**EXERCISE**
Copy out the listing in full, exactly as written, but not its pictures.

**INFORMATION SUPPLIED**
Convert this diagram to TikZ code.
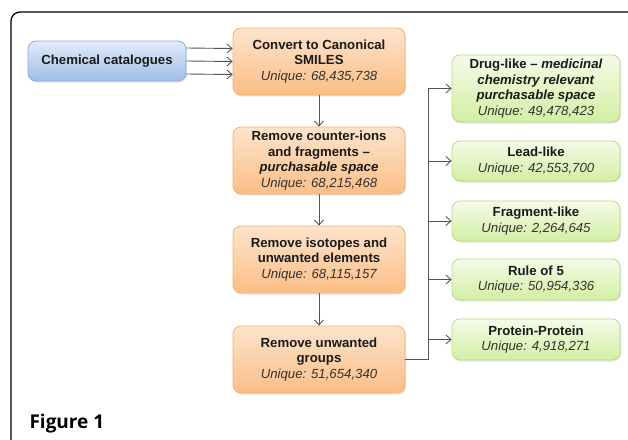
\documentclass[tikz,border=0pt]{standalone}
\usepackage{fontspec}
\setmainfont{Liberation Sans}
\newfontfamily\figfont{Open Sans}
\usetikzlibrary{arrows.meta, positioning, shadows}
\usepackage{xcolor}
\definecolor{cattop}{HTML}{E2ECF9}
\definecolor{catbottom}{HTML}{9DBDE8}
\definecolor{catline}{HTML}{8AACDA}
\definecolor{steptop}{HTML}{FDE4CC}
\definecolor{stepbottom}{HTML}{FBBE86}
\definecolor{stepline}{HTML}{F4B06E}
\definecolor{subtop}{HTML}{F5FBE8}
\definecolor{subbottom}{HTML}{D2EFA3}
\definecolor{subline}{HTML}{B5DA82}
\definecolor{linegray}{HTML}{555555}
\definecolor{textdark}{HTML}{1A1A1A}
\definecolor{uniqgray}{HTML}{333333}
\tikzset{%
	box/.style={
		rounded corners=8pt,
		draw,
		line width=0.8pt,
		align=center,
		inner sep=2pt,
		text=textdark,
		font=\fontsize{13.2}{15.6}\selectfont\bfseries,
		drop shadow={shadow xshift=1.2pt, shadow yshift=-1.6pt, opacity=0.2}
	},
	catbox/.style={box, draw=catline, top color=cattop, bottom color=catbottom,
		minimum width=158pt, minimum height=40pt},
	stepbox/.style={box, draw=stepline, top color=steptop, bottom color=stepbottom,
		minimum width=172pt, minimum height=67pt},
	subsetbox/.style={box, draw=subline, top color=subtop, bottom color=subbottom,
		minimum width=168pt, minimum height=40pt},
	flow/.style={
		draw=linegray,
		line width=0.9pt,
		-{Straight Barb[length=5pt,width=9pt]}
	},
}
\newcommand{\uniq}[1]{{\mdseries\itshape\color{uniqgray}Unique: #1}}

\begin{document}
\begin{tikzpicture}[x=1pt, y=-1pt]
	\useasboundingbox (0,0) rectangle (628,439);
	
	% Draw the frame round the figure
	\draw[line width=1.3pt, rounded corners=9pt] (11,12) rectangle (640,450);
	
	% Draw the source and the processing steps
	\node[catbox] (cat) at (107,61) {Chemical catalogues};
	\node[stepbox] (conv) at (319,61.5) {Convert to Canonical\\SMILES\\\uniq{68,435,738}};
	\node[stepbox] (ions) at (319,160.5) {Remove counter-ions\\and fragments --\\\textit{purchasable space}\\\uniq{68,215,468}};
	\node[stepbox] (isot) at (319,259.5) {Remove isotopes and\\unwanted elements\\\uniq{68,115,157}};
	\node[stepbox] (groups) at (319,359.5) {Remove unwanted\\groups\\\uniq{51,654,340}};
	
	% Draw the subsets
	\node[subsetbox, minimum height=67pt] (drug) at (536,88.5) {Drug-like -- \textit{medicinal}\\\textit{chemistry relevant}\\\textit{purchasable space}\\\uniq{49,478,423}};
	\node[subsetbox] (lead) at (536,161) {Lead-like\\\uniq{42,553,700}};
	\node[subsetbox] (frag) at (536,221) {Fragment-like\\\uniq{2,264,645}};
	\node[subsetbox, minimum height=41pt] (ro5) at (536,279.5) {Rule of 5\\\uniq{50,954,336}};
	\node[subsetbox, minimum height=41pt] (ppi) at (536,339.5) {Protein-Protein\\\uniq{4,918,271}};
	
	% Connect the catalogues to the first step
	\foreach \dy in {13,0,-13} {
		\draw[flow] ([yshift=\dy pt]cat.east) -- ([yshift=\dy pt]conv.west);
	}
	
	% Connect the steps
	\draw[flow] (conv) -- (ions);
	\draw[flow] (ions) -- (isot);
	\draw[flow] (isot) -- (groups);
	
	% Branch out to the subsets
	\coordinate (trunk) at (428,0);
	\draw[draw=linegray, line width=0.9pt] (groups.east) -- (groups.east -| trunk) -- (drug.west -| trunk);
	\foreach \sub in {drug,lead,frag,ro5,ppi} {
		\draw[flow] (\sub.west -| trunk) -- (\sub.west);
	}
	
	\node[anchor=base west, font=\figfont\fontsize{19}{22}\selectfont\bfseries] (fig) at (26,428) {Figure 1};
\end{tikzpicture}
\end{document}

**WRITTEN SOLUTION**
Convert this diagram to TikZ code.
\documentclass[tikz,border=0pt]{standalone}
\usepackage{fontspec}
\setmainfont{Liberation Sans}
\newfontfamily\figfont{Open Sans}
\usetikzlibrary{arrows.meta, positioning, shadows}
\usepackage{xcolor}
\definecolor{cattop}{HTML}{E2ECF9}
\definecolor{catbottom}{HTML}{9DBDE8}
\definecolor{catline}{HTML}{8AACDA}
\definecolor{steptop}{HTML}{FDE4CC}
\definecolor{stepbottom}{HTML}{FBBE86}
\definecolor{stepline}{HTML}{F4B06E}
\definecolor{subtop}{HTML}{F5FBE8}
\definecolor{subbottom}{HTML}{D2EFA3}
\definecolor{subline}{HTML}{B5DA82}
\definecolor{linegray}{HTML}{555555}
\definecolor{textdark}{HTML}{1A1A1A}
\definecolor{uniqgray}{HTML}{333333}
\tikzset{%
	box/.style={
		rounded corners=8pt,
		draw,
		line width=0.8pt,
		align=center,
		inner sep=2pt,
		text=textdark,
		font=\fontsize{13.2}{15.6}\selectfont\bfseries,
		drop shadow={shadow xshift=1.2pt, shadow yshift=-1.6pt, opacity=0.2}
	},
	catbox/.style={box, draw=catline, top color=cattop, bottom color=catbottom,
		minimum width=158pt, minimum height=40pt},
	stepbox/.style={box, draw=stepline, top color=steptop, bottom color=stepbottom,
		minimum width=172pt, minimum height=67pt},
	subsetbox/.style={box, draw=subline, top color=subtop, bottom color=subbottom,
		minimum width=168pt, minimum height=40pt},
	flow/.style={
		draw=linegray,
		line width=0.9pt,
		-{Straight Barb[length=5pt,width=9pt]}
	},
}
\newcommand{\uniq}[1]{{\mdseries\itshape\color{uniqgray}Unique: #1}}

\begin{document}
\begin{tikzpicture}[x=1pt, y=-1pt]
	\useasboundingbox (0,0) rectangle (628,439);
	
	% Draw the frame round the figure
	\draw[line width=1.3pt, rounded corners=9pt] (11,12) rectangle (640,450);
	
	% Draw the source and the processing steps
	\node[catbox] (cat) at (107,61) {Chemical catalogues};
	\node[stepbox] (conv) at (319,61.5) {Convert to Canonical\\SMILES\\\uniq{68,435,738}};
	\node[stepbox] (ions) at (319,160.5) {Remove counter-ions\\and fragments --\\\textit{purchasable space}\\\uniq{68,215,468}};
	\node[stepbox] (isot) at (319,259.5) {Remove isotopes and\\unwanted elements\\\uniq{68,115,157}};
	\node[stepbox] (groups) at (319,359.5) {Remove unwanted\\groups\\\uniq{51,654,340}};
	
	% Draw the subsets
	\node[subsetbox, minimum height=67pt] (drug) at (536,88.5) {Drug-like -- \textit{medicinal}\\\textit{chemistry relevant}\\\textit{purchasable space}\\\uniq{49,478,423}};
	\node[subsetbox] (lead) at (536,161) {Lead-like\\\uniq{42,553,700}};
	\node[subsetbox] (frag) at (536,221) {Fragment-like\\\uniq{2,264,645}};
	\node[subsetbox, minimum height=41pt] (ro5) at (536,279.5) {Rule of 5\\\uniq{50,954,336}};
	\node[subsetbox, minimum height=41pt] (ppi) at (536,339.5) {Protein-Protein\\\uniq{4,918,271}};
	
	% Connect the catalogues to the first step
	\foreach \dy in {13,0,-13} {
		\draw[flow] ([yshift=\dy pt]cat.east) -- ([yshift=\dy pt]conv.west);
	}
	
	% Connect the steps
	\draw[flow] (conv) -- (ions);
	\draw[flow] (ions) -- (isot);
	\draw[flow] (isot) -- (groups);
	
	% Branch out to the subsets
	\coordinate (trunk) at (428,0);
	\draw[draw=linegray, line width=0.9pt] (groups.east) -- (groups.east -| trunk) -- (drug.west -| trunk);
	\foreach \sub in {drug,lead,frag,ro5,ppi} {
		\draw[flow] (\sub.west -| trunk) -- (\sub.west);
	}
	
	\node[anchor=base west, font=\figfont\fontsize{19}{22}\selectfont\bfseries] (fig) at (26,428) {Figure 1};
\end{tikzpicture}
\end{document}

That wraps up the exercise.